• COLLECTED MATERIAL
** START **

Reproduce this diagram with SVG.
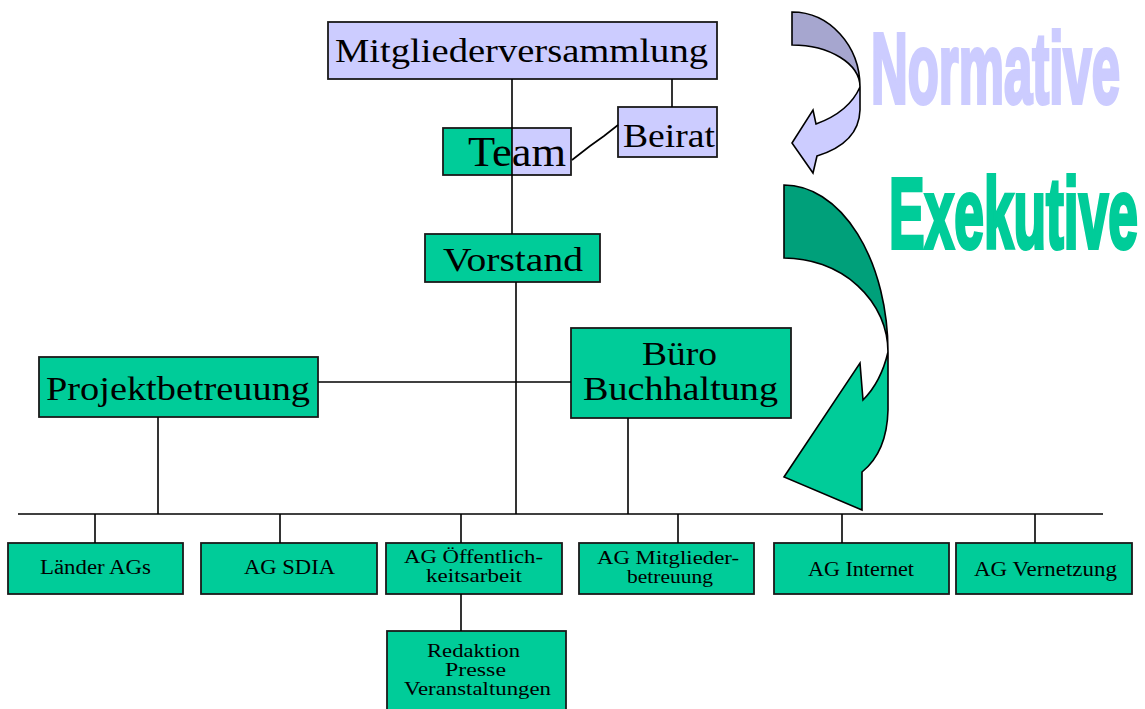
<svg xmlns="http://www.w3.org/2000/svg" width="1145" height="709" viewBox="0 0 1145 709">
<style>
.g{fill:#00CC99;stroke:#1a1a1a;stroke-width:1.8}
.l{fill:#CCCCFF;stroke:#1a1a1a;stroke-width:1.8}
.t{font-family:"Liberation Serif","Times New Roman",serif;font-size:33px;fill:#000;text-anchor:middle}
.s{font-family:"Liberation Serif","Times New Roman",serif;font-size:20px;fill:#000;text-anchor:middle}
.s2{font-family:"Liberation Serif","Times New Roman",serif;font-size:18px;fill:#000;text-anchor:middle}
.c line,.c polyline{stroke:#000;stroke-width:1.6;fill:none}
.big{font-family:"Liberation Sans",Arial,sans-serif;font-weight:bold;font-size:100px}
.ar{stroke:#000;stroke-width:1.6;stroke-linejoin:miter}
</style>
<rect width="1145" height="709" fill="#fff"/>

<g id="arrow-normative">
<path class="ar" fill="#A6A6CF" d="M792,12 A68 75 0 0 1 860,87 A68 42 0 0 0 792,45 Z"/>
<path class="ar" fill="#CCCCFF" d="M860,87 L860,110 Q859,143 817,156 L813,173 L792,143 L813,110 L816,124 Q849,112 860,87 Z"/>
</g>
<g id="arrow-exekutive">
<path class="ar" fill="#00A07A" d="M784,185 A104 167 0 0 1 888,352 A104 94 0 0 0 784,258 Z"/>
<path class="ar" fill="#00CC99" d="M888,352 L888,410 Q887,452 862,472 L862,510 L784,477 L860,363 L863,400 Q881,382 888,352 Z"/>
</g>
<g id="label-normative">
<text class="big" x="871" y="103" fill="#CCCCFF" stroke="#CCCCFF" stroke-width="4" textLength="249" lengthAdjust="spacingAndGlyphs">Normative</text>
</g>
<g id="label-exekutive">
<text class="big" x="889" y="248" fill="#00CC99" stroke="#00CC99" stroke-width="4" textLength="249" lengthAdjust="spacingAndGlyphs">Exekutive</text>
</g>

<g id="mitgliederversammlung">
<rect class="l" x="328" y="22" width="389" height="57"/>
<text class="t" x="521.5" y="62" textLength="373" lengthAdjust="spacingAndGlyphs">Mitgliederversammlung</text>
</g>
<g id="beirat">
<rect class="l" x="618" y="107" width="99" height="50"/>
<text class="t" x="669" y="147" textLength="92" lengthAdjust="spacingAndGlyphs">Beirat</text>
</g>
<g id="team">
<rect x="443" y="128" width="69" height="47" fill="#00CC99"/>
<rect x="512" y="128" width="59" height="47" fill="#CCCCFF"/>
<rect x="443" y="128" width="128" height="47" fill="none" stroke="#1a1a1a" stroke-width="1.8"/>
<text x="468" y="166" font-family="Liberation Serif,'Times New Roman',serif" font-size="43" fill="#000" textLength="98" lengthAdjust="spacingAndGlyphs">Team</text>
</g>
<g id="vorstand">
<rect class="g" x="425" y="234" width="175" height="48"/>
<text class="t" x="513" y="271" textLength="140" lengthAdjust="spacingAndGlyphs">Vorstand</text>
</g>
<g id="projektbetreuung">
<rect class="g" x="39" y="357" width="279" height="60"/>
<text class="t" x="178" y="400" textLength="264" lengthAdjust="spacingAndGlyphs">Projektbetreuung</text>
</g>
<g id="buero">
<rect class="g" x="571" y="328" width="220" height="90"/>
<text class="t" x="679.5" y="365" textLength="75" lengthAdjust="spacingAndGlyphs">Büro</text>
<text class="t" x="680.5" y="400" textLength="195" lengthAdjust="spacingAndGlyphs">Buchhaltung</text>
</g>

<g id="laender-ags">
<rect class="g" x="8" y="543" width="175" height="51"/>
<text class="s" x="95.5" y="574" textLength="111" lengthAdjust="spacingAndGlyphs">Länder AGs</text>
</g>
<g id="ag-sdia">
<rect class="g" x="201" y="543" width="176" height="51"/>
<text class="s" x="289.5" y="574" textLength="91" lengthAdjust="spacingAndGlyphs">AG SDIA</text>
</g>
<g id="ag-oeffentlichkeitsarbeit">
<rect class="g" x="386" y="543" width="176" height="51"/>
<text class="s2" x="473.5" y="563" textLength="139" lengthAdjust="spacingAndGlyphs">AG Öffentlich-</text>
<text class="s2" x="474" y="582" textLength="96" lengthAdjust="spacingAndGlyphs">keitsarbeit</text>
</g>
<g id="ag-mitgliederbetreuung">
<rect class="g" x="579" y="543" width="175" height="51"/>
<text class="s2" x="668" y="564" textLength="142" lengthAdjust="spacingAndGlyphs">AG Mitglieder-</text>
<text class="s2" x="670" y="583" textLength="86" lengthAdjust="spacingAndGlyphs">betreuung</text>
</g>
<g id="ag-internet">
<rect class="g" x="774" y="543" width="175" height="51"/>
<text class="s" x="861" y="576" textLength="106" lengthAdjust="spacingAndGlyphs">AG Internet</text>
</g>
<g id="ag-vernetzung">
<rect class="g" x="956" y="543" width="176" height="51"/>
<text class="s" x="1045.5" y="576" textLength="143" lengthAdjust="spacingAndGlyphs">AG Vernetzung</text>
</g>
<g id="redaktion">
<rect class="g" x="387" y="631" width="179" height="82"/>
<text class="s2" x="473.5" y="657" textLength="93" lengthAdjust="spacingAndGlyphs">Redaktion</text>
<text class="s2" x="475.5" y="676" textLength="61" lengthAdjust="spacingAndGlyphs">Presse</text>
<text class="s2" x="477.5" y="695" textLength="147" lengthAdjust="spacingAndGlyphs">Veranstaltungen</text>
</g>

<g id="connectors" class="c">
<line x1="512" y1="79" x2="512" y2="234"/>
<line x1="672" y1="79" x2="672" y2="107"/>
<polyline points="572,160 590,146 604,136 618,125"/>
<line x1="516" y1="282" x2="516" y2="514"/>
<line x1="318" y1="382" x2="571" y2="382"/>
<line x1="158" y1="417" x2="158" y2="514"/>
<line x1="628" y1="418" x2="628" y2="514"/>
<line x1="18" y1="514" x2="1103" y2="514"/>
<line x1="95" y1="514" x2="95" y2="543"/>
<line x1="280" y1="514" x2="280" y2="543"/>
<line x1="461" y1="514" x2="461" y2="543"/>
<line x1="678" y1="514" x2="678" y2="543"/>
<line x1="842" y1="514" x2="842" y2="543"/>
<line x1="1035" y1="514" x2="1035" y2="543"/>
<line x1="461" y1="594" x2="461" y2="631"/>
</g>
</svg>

** END **

Make an exact copy of the data, leaving its pictures out.

Reproduce this diagram with SVG.
<svg xmlns="http://www.w3.org/2000/svg" width="1145" height="709" viewBox="0 0 1145 709">
<style>
.g{fill:#00CC99;stroke:#1a1a1a;stroke-width:1.8}
.l{fill:#CCCCFF;stroke:#1a1a1a;stroke-width:1.8}
.t{font-family:"Liberation Serif","Times New Roman",serif;font-size:33px;fill:#000;text-anchor:middle}
.s{font-family:"Liberation Serif","Times New Roman",serif;font-size:20px;fill:#000;text-anchor:middle}
.s2{font-family:"Liberation Serif","Times New Roman",serif;font-size:18px;fill:#000;text-anchor:middle}
.c line,.c polyline{stroke:#000;stroke-width:1.6;fill:none}
.big{font-family:"Liberation Sans",Arial,sans-serif;font-weight:bold;font-size:100px}
.ar{stroke:#000;stroke-width:1.6;stroke-linejoin:miter}
</style>
<rect width="1145" height="709" fill="#fff"/>

<g id="arrow-normative">
<path class="ar" fill="#A6A6CF" d="M792,12 A68 75 0 0 1 860,87 A68 42 0 0 0 792,45 Z"/>
<path class="ar" fill="#CCCCFF" d="M860,87 L860,110 Q859,143 817,156 L813,173 L792,143 L813,110 L816,124 Q849,112 860,87 Z"/>
</g>
<g id="arrow-exekutive">
<path class="ar" fill="#00A07A" d="M784,185 A104 167 0 0 1 888,352 A104 94 0 0 0 784,258 Z"/>
<path class="ar" fill="#00CC99" d="M888,352 L888,410 Q887,452 862,472 L862,510 L784,477 L860,363 L863,400 Q881,382 888,352 Z"/>
</g>
<g id="label-normative">
<text class="big" x="871" y="103" fill="#CCCCFF" stroke="#CCCCFF" stroke-width="4" textLength="249" lengthAdjust="spacingAndGlyphs">Normative</text>
</g>
<g id="label-exekutive">
<text class="big" x="889" y="248" fill="#00CC99" stroke="#00CC99" stroke-width="4" textLength="249" lengthAdjust="spacingAndGlyphs">Exekutive</text>
</g>

<g id="mitgliederversammlung">
<rect class="l" x="328" y="22" width="389" height="57"/>
<text class="t" x="521.5" y="62" textLength="373" lengthAdjust="spacingAndGlyphs">Mitgliederversammlung</text>
</g>
<g id="beirat">
<rect class="l" x="618" y="107" width="99" height="50"/>
<text class="t" x="669" y="147" textLength="92" lengthAdjust="spacingAndGlyphs">Beirat</text>
</g>
<g id="team">
<rect x="443" y="128" width="69" height="47" fill="#00CC99"/>
<rect x="512" y="128" width="59" height="47" fill="#CCCCFF"/>
<rect x="443" y="128" width="128" height="47" fill="none" stroke="#1a1a1a" stroke-width="1.8"/>
<text x="468" y="166" font-family="Liberation Serif,'Times New Roman',serif" font-size="43" fill="#000" textLength="98" lengthAdjust="spacingAndGlyphs">Team</text>
</g>
<g id="vorstand">
<rect class="g" x="425" y="234" width="175" height="48"/>
<text class="t" x="513" y="271" textLength="140" lengthAdjust="spacingAndGlyphs">Vorstand</text>
</g>
<g id="projektbetreuung">
<rect class="g" x="39" y="357" width="279" height="60"/>
<text class="t" x="178" y="400" textLength="264" lengthAdjust="spacingAndGlyphs">Projektbetreuung</text>
</g>
<g id="buero">
<rect class="g" x="571" y="328" width="220" height="90"/>
<text class="t" x="679.5" y="365" textLength="75" lengthAdjust="spacingAndGlyphs">Büro</text>
<text class="t" x="680.5" y="400" textLength="195" lengthAdjust="spacingAndGlyphs">Buchhaltung</text>
</g>

<g id="laender-ags">
<rect class="g" x="8" y="543" width="175" height="51"/>
<text class="s" x="95.5" y="574" textLength="111" lengthAdjust="spacingAndGlyphs">Länder AGs</text>
</g>
<g id="ag-sdia">
<rect class="g" x="201" y="543" width="176" height="51"/>
<text class="s" x="289.5" y="574" textLength="91" lengthAdjust="spacingAndGlyphs">AG SDIA</text>
</g>
<g id="ag-oeffentlichkeitsarbeit">
<rect class="g" x="386" y="543" width="176" height="51"/>
<text class="s2" x="473.5" y="563" textLength="139" lengthAdjust="spacingAndGlyphs">AG Öffentlich-</text>
<text class="s2" x="474" y="582" textLength="96" lengthAdjust="spacingAndGlyphs">keitsarbeit</text>
</g>
<g id="ag-mitgliederbetreuung">
<rect class="g" x="579" y="543" width="175" height="51"/>
<text class="s2" x="668" y="564" textLength="142" lengthAdjust="spacingAndGlyphs">AG Mitglieder-</text>
<text class="s2" x="670" y="583" textLength="86" lengthAdjust="spacingAndGlyphs">betreuung</text>
</g>
<g id="ag-internet">
<rect class="g" x="774" y="543" width="175" height="51"/>
<text class="s" x="861" y="576" textLength="106" lengthAdjust="spacingAndGlyphs">AG Internet</text>
</g>
<g id="ag-vernetzung">
<rect class="g" x="956" y="543" width="176" height="51"/>
<text class="s" x="1045.5" y="576" textLength="143" lengthAdjust="spacingAndGlyphs">AG Vernetzung</text>
</g>
<g id="redaktion">
<rect class="g" x="387" y="631" width="179" height="82"/>
<text class="s2" x="473.5" y="657" textLength="93" lengthAdjust="spacingAndGlyphs">Redaktion</text>
<text class="s2" x="475.5" y="676" textLength="61" lengthAdjust="spacingAndGlyphs">Presse</text>
<text class="s2" x="477.5" y="695" textLength="147" lengthAdjust="spacingAndGlyphs">Veranstaltungen</text>
</g>

<g id="connectors" class="c">
<line x1="512" y1="79" x2="512" y2="234"/>
<line x1="672" y1="79" x2="672" y2="107"/>
<polyline points="572,160 590,146 604,136 618,125"/>
<line x1="516" y1="282" x2="516" y2="514"/>
<line x1="318" y1="382" x2="571" y2="382"/>
<line x1="158" y1="417" x2="158" y2="514"/>
<line x1="628" y1="418" x2="628" y2="514"/>
<line x1="18" y1="514" x2="1103" y2="514"/>
<line x1="95" y1="514" x2="95" y2="543"/>
<line x1="280" y1="514" x2="280" y2="543"/>
<line x1="461" y1="514" x2="461" y2="543"/>
<line x1="678" y1="514" x2="678" y2="543"/>
<line x1="842" y1="514" x2="842" y2="543"/>
<line x1="1035" y1="514" x2="1035" y2="543"/>
<line x1="461" y1="594" x2="461" y2="631"/>
</g>
</svg>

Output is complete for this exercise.